Quando estava profundamente deprimida, me sentia desamparada, incompreendida, envergonhada, com imenso sentimento de culpa. Ninguém entendia, (nem eu) e muitos não respeitavam. E para piorar, as medicações não surtiam efeito. Na situação atual, me sinto muito amada, amparada e grata! Quantas e quantas manifestações de apoio, orações, abraços carinhosos. Quanto amor! Sinto tanta gratidão pela vida ter me dado essa resposta tão positiva, tão amorosa, que todo desamor que sentia antes foi curado. E fico a me perguntar o porquê desse amor, desse carinho todo não ter vindo com a doença mental.

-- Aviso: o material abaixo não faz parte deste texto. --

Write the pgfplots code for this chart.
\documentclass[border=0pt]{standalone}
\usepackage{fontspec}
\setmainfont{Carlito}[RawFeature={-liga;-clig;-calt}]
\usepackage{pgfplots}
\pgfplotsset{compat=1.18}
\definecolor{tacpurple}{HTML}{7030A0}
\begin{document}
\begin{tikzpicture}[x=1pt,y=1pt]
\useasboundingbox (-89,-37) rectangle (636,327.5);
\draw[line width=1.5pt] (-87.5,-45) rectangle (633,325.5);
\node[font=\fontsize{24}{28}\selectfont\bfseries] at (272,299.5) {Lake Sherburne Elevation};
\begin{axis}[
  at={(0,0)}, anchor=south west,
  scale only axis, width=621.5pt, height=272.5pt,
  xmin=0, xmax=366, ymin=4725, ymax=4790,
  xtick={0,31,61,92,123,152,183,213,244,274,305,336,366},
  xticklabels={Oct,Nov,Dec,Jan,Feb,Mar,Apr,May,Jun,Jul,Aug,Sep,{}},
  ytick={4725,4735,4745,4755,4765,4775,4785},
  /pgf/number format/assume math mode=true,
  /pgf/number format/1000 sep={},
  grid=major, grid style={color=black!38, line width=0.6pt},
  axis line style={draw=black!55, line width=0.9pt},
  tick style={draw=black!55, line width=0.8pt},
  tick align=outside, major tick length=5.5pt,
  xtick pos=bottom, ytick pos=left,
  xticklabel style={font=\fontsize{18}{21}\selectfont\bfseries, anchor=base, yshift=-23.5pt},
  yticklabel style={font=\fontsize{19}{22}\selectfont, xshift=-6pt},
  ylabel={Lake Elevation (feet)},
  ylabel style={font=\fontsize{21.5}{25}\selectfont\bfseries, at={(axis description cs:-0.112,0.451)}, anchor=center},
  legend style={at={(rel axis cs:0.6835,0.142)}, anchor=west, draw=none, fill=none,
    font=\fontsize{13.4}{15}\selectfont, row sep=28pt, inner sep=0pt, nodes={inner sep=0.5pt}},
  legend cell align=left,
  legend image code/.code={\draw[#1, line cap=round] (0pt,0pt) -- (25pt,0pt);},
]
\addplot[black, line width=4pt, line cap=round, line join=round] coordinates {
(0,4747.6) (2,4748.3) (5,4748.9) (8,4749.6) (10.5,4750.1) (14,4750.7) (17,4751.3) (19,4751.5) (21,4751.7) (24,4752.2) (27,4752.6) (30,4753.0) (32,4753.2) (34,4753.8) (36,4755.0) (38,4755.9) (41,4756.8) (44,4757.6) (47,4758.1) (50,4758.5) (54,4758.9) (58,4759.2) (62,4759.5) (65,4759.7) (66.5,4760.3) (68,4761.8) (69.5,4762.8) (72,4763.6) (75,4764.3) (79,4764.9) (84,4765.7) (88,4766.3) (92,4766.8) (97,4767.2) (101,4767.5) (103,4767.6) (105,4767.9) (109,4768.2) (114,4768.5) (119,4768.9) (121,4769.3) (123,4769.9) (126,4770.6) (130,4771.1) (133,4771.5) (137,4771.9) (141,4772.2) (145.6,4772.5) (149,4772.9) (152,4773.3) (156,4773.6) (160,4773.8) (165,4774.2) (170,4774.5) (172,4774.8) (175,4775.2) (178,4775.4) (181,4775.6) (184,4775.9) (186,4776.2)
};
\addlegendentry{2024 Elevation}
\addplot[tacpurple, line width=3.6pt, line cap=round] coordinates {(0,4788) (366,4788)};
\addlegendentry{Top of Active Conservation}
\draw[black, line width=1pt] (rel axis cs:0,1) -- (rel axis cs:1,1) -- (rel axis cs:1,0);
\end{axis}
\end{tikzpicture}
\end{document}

Também fica a certeza que ainda temos muito a avançar contra o preconceito que existe sobre as doenças mentais. Outra coisa que ficou claro para mim, doenças mentais são muito mais doloridas e cruéis do que as doenças físicas. A dor física passa com remédio, as dores da alma na maioria das vezes não. Fica minha solidariedade a quem está passando por um momento difícil. Acredite, por pior que seja, tudo passa. Procure ajuda, tem muita gente boa, empática e competente!

 

 

 

 

Damaris Maria Curtarelli Zanette nasceu, em 1974, e mora em Vista Alegre/RS. Como formação inicial, possui Auxiliar de Contabilidade e Magistério (Curso Normal). É graduada em Ciências Biológicas e pós-graduada em Interdisciplinaridade com enfoques contemporâneos e em Educação Especial: deficiência intelectual. Atualmente, é acadêmica de Tecnólogo em Radiologia. Atuou como professora por 18 anos.